Records:
— Start —

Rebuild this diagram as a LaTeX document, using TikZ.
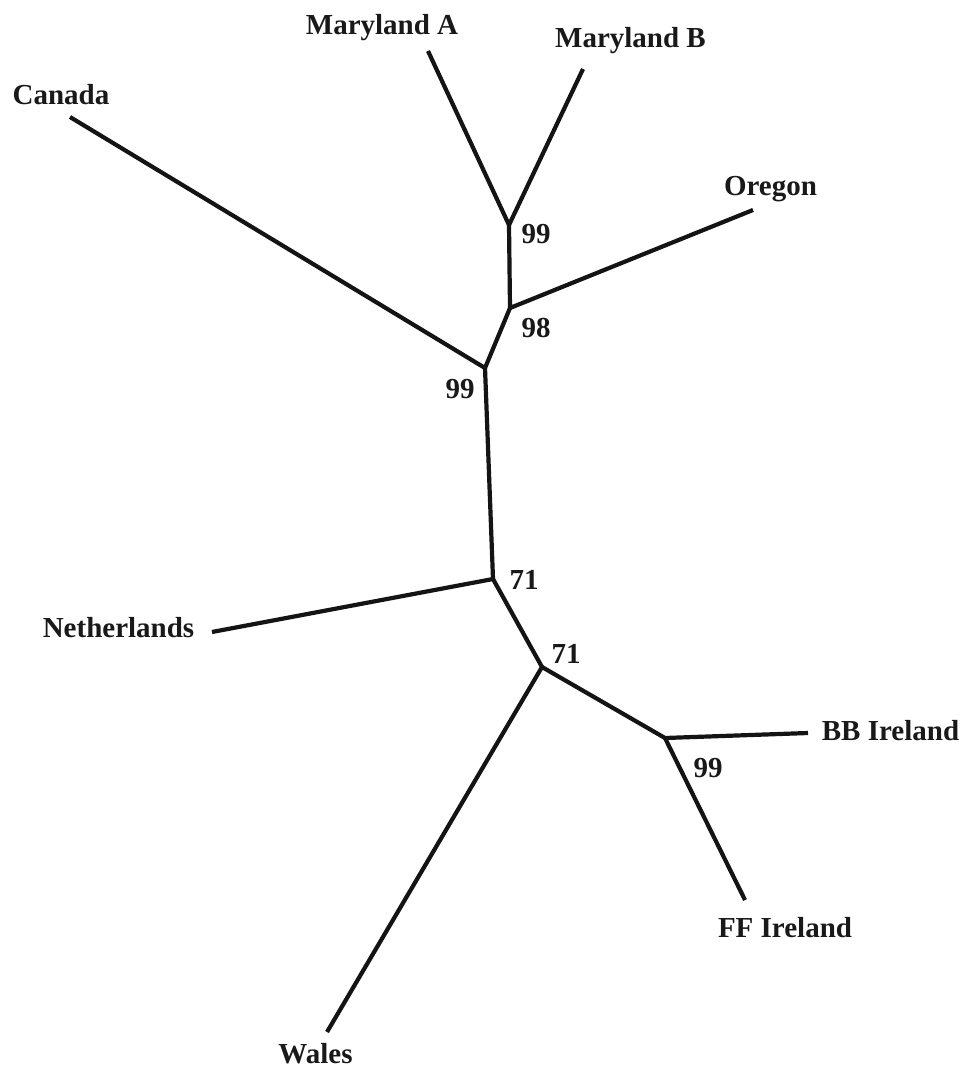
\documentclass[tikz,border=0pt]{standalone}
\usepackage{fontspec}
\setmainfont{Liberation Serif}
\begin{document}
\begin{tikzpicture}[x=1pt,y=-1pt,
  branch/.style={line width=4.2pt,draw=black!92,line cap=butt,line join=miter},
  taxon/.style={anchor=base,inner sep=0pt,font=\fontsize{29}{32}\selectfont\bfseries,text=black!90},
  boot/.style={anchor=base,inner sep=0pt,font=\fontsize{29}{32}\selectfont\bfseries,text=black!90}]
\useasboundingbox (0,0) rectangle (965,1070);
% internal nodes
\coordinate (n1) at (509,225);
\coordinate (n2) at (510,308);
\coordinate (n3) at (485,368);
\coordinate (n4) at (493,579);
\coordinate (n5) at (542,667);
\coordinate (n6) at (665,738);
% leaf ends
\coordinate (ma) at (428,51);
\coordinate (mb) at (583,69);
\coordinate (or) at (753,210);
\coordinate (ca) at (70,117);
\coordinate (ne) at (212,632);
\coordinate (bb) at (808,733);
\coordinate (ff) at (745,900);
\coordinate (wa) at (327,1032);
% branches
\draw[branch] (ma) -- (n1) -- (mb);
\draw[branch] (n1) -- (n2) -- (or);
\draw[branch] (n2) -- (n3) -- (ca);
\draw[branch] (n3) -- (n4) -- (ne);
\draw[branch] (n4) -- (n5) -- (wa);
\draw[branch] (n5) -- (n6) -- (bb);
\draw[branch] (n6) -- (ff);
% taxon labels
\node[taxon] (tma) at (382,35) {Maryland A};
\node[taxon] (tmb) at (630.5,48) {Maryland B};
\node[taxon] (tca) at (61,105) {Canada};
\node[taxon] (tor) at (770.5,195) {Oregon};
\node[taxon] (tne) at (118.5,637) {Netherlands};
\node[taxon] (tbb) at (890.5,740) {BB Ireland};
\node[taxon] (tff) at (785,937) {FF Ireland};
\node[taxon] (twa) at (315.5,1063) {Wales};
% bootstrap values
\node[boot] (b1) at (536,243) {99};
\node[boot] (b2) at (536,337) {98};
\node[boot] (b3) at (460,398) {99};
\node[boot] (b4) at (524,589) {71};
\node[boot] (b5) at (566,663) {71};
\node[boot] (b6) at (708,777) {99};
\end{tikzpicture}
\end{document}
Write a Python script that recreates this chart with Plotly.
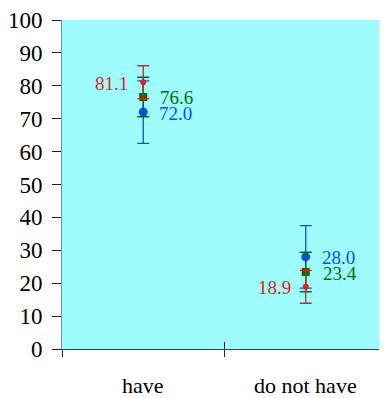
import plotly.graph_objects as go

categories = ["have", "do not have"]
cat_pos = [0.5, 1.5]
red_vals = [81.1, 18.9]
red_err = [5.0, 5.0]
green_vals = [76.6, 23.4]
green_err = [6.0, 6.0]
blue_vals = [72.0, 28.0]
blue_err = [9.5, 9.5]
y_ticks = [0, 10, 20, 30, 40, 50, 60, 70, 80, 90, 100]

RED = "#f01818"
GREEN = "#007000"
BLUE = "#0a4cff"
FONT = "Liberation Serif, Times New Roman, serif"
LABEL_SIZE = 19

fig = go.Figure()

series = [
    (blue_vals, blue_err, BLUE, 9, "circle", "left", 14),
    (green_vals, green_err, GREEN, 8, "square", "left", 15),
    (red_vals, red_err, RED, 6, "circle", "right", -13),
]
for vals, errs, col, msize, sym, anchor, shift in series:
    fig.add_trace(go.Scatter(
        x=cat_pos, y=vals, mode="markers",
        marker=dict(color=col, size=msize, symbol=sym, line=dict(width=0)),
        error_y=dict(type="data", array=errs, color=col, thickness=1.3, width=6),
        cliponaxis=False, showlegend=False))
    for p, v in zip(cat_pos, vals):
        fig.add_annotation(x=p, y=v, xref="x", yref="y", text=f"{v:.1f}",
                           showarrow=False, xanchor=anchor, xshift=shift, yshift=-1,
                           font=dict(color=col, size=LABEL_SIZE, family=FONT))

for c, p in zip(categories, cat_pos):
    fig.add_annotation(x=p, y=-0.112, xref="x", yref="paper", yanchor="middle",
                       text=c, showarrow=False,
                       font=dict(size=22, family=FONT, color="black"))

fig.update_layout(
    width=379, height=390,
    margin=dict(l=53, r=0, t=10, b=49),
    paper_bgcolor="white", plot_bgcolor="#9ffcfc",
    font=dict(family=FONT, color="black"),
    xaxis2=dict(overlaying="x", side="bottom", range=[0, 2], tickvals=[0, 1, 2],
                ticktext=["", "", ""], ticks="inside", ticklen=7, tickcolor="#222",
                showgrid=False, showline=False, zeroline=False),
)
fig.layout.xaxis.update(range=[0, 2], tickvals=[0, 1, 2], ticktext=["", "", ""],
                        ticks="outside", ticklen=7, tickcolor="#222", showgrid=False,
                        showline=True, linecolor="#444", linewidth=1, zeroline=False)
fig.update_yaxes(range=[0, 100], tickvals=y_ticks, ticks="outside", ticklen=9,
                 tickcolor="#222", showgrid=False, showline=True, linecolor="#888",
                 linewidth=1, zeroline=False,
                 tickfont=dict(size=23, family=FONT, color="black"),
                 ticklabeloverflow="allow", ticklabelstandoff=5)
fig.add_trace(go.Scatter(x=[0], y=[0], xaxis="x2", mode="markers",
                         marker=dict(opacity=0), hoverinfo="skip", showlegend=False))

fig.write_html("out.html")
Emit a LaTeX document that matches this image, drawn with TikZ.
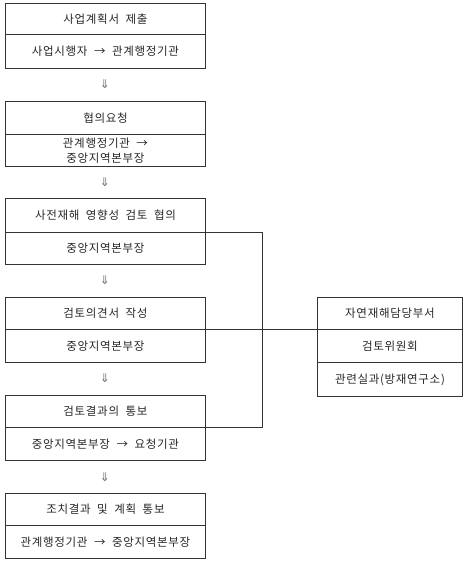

— End —

__Your task__: Each entry must be retyped word for word, with every image omitted.

__Answer for this exercise__:
Rebuild this diagram as a LaTeX document, using TikZ.
\documentclass[tikz,border=0pt]{standalone}
\usepackage{fontspec}
\setmainfont{Liberation Serif}
\begin{document}
\begin{tikzpicture}[x=1pt,y=-1pt,
  branch/.style={line width=4.2pt,draw=black!92,line cap=butt,line join=miter},
  taxon/.style={anchor=base,inner sep=0pt,font=\fontsize{29}{32}\selectfont\bfseries,text=black!90},
  boot/.style={anchor=base,inner sep=0pt,font=\fontsize{29}{32}\selectfont\bfseries,text=black!90}]
\useasboundingbox (0,0) rectangle (965,1070);
% internal nodes
\coordinate (n1) at (509,225);
\coordinate (n2) at (510,308);
\coordinate (n3) at (485,368);
\coordinate (n4) at (493,579);
\coordinate (n5) at (542,667);
\coordinate (n6) at (665,738);
% leaf ends
\coordinate (ma) at (428,51);
\coordinate (mb) at (583,69);
\coordinate (or) at (753,210);
\coordinate (ca) at (70,117);
\coordinate (ne) at (212,632);
\coordinate (bb) at (808,733);
\coordinate (ff) at (745,900);
\coordinate (wa) at (327,1032);
% branches
\draw[branch] (ma) -- (n1) -- (mb);
\draw[branch] (n1) -- (n2) -- (or);
\draw[branch] (n2) -- (n3) -- (ca);
\draw[branch] (n3) -- (n4) -- (ne);
\draw[branch] (n4) -- (n5) -- (wa);
\draw[branch] (n5) -- (n6) -- (bb);
\draw[branch] (n6) -- (ff);
% taxon labels
\node[taxon] (tma) at (382,35) {Maryland A};
\node[taxon] (tmb) at (630.5,48) {Maryland B};
\node[taxon] (tca) at (61,105) {Canada};
\node[taxon] (tor) at (770.5,195) {Oregon};
\node[taxon] (tne) at (118.5,637) {Netherlands};
\node[taxon] (tbb) at (890.5,740) {BB Ireland};
\node[taxon] (tff) at (785,937) {FF Ireland};
\node[taxon] (twa) at (315.5,1063) {Wales};
% bootstrap values
\node[boot] (b1) at (536,243) {99};
\node[boot] (b2) at (536,337) {98};
\node[boot] (b3) at (460,398) {99};
\node[boot] (b4) at (524,589) {71};
\node[boot] (b5) at (566,663) {71};
\node[boot] (b6) at (708,777) {99};
\end{tikzpicture}
\end{document}
Write a Python script that recreates this chart with Plotly.
import plotly.graph_objects as go

categories = ["have", "do not have"]
cat_pos = [0.5, 1.5]
red_vals = [81.1, 18.9]
red_err = [5.0, 5.0]
green_vals = [76.6, 23.4]
green_err = [6.0, 6.0]
blue_vals = [72.0, 28.0]
blue_err = [9.5, 9.5]
y_ticks = [0, 10, 20, 30, 40, 50, 60, 70, 80, 90, 100]

RED = "#f01818"
GREEN = "#007000"
BLUE = "#0a4cff"
FONT = "Liberation Serif, Times New Roman, serif"
LABEL_SIZE = 19

fig = go.Figure()

series = [
    (blue_vals, blue_err, BLUE, 9, "circle", "left", 14),
    (green_vals, green_err, GREEN, 8, "square", "left", 15),
    (red_vals, red_err, RED, 6, "circle", "right", -13),
]
for vals, errs, col, msize, sym, anchor, shift in series:
    fig.add_trace(go.Scatter(
        x=cat_pos, y=vals, mode="markers",
        marker=dict(color=col, size=msize, symbol=sym, line=dict(width=0)),
        error_y=dict(type="data", array=errs, color=col, thickness=1.3, width=6),
        cliponaxis=False, showlegend=False))
    for p, v in zip(cat_pos, vals):
        fig.add_annotation(x=p, y=v, xref="x", yref="y", text=f"{v:.1f}",
                           showarrow=False, xanchor=anchor, xshift=shift, yshift=-1,
                           font=dict(color=col, size=LABEL_SIZE, family=FONT))

for c, p in zip(categories, cat_pos):
    fig.add_annotation(x=p, y=-0.112, xref="x", yref="paper", yanchor="middle",
                       text=c, showarrow=False,
                       font=dict(size=22, family=FONT, color="black"))

fig.update_layout(
    width=379, height=390,
    margin=dict(l=53, r=0, t=10, b=49),
    paper_bgcolor="white", plot_bgcolor="#9ffcfc",
    font=dict(family=FONT, color="black"),
    xaxis2=dict(overlaying="x", side="bottom", range=[0, 2], tickvals=[0, 1, 2],
                ticktext=["", "", ""], ticks="inside", ticklen=7, tickcolor="#222",
                showgrid=False, showline=False, zeroline=False),
)
fig.layout.xaxis.update(range=[0, 2], tickvals=[0, 1, 2], ticktext=["", "", ""],
                        ticks="outside", ticklen=7, tickcolor="#222", showgrid=False,
                        showline=True, linecolor="#444", linewidth=1, zeroline=False)
fig.update_yaxes(range=[0, 100], tickvals=y_ticks, ticks="outside", ticklen=9,
                 tickcolor="#222", showgrid=False, showline=True, linecolor="#888",
                 linewidth=1, zeroline=False,
                 tickfont=dict(size=23, family=FONT, color="black"),
                 ticklabeloverflow="allow", ticklabelstandoff=5)
fig.add_trace(go.Scatter(x=[0], y=[0], xaxis="x2", mode="markers",
                         marker=dict(opacity=0), hoverinfo="skip", showlegend=False))

fig.write_html("out.html")
Emit a LaTeX document that matches this image, drawn with TikZ.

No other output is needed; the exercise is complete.